Yes, a torque converter is an integral component of an automatic transmission. Its function is to connect the engine to the transmission, allowing power transfer from the engine to the wheels. It sits between the engine’s flex plate and the transmission’s input shaft, inside the bell housing of the transmission.
2. Do manual transmissions have torque converters?
No, manual transmissions do not use torque converters. Instead, they utilize a clutch system. When you depress the clutch pedal in a manual transmission vehicle, you’re disconnecting the engine from the transmission to change gears or to stop the vehicle without stalling the engine.
3. What is a torque converter clutch?
A torque converter clutch, also known as a lock-up clutch, is a component found in many modern torque converters. Its purpose is to improve the fuel efficiency of the vehicle. When the vehicle reaches cruising speed and the engine and transmission speeds are nearly equal, the lock-up clutch engages, creating a direct mechanical connection between the engine and the transmission.
4. What is a stall-speed torque converter?
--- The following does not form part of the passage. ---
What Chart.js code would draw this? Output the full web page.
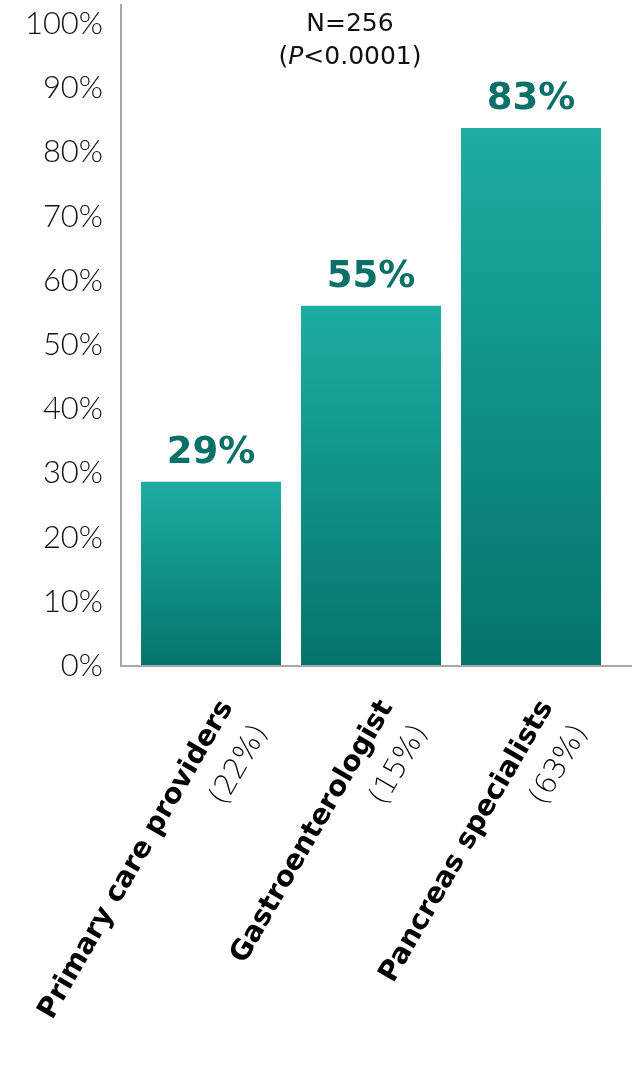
<!DOCTYPE html>
<html>
<head>
<meta charset="utf-8">
<script src="https://cdn.jsdelivr.net/npm/chart.js@4/dist/chart.umd.min.js"></script>
<style>
  html, body { margin: 0; padding: 0; background: #fff; }
  #wrap { width: 632px; height: 1091px; position: relative; }
</style>
</head>
<body>
<div id="wrap"><canvas id="chart"></canvas></div>
<script>
const categories  = ['Primary care providers', 'Gastroenterologist', 'Pancreas specialists'];
const shares      = ['(22%)', '(15%)', '(63%)'];
const values      = [28.7, 56.1, 83.8];
const valueLabels = ['29%', '55%', '83%'];
const noteLines   = ['N=256', '(P<0.0001)'];

const TEAL_TOP = '#1dada3', TEAL_BOTTOM = '#04746b', LABEL_TEAL = '#0a7068', AXIS_GREY = '#a8a8a8';

// bars get their own top-to-bottom gradient
function barFill(ctx) {
  const { chart, dataIndex } = ctx;
  if (!chart.chartArea || !chart.scales.y) return TEAL_TOP;
  const y = chart.scales.y;
  const g = chart.ctx.createLinearGradient(0, y.getPixelForValue(values[dataIndex]), 0, y.getPixelForValue(0));
  g.addColorStop(0, TEAL_TOP);
  g.addColorStop(1, TEAL_BOTTOM);
  return g;
}

const extras = {
  id: 'extras',
  afterDraw(chart) {
    const c = chart.ctx, area = chart.chartArea, x = chart.scales.x, y = chart.scales.y;
    const axisX = area.left - 10, zeroY = y.getPixelForValue(0);
    c.save();

    // axis lines
    c.strokeStyle = AXIS_GREY; c.lineWidth = 2;
    c.beginPath();
    c.moveTo(axisX, area.top); c.lineTo(axisX, zeroY); c.lineTo(chart.width, zeroY);
    c.stroke();

    // value labels above bars
    c.fillStyle = LABEL_TEAL; c.font = 'bold 37px "DejaVu Sans"';
    c.textAlign = 'center'; c.textBaseline = 'alphabetic';
    chart.getDatasetMeta(0).data.forEach((bar, i) => c.fillText(valueLabels[i], bar.x, bar.y - 19));

    // N / P note
    c.fillStyle = '#111'; c.textBaseline = 'middle';
    c.font = '25px "DejaVu Sans"';
    c.fillText(noteLines[0], 350, 24);
    const parts = [['(', '25px "DejaVu Sans"'], ['P', 'italic 25px "DejaVu Sans"'], ['<0.0001)', '25px "DejaVu Sans"']];
    const widths = parts.map(([t, f]) => { c.font = f; return c.measureText(t).width; });
    let px = 350 - widths.reduce((s, w) => s + w, 0) / 2;
    c.textAlign = 'left';
    parts.forEach(([t, f], i) => { c.font = f; c.fillText(t, px, 57); px += widths[i]; });

    // rotated category labels, two lines
    c.fillStyle = '#000'; c.textAlign = 'right'; c.textBaseline = 'middle';
    categories.forEach((cat, i) => {
      c.save();
      c.translate(x.getPixelForValue(i) + 16, zeroY + 37);
      c.rotate(-Math.PI / 3);
      c.font = 'bold 28px "DejaVu Sans"';
      c.fillText(cat, 0, 0);
      c.font = '200 29px "DejaVu Sans"';
      c.fillText(shares[i], -4, 42);
      c.restore();
    });
    c.restore();
  }
};

new Chart(document.getElementById('chart'), {
  type: 'bar',
  data: {
    labels: categories,
    datasets: [{ data: values, backgroundColor: barFill, borderWidth: 0, barPercentage: 0.875, categoryPercentage: 1 }]
  },
  options: {
    responsive: true, maintainAspectRatio: false, animation: false,
    layout: { padding: { top: 4, right: 21, left: 0, bottom: 0 } },
    plugins: { legend: { display: false }, tooltip: { enabled: false } },
    scales: {
      x: {
        grid: { display: false, drawTicks: false }, border: { display: false },
        ticks: { display: false },
        afterFit: s => { s.height = 425; s.paddingLeft = 0; s.paddingRight = 0; }
      },
      y: {
        min: 0, max: 103.1,
        grid: { display: false, drawTicks: false }, border: { display: false },
        ticks: { stepSize: 10, includeBounds: false, padding: 28, color: '#111',
                 font: { family: 'Lato', size: 31, weight: 300 }, callback: v => v + '%' },
        afterFit: s => { s.width = 131; s.paddingTop = 0; s.paddingBottom = 0; }
      }
    }
  },
  plugins: [extras]
});
</script>
</body>
</html>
A stall speed torque converter refers to a torque converter that is designed to “stall” or stop transferring power from the engine to the transmission at a certain RPM (revolutions per minute). This term usually comes up in the context of performance vehicles or heavy-duty applications.
The stall speed is the maximum engine speed at which the engine can spin with the transmission in gear and the vehicle brakes fully applied without the vehicle moving. It’s the point at which the torque converter fully transfers power from the engine to the transmission.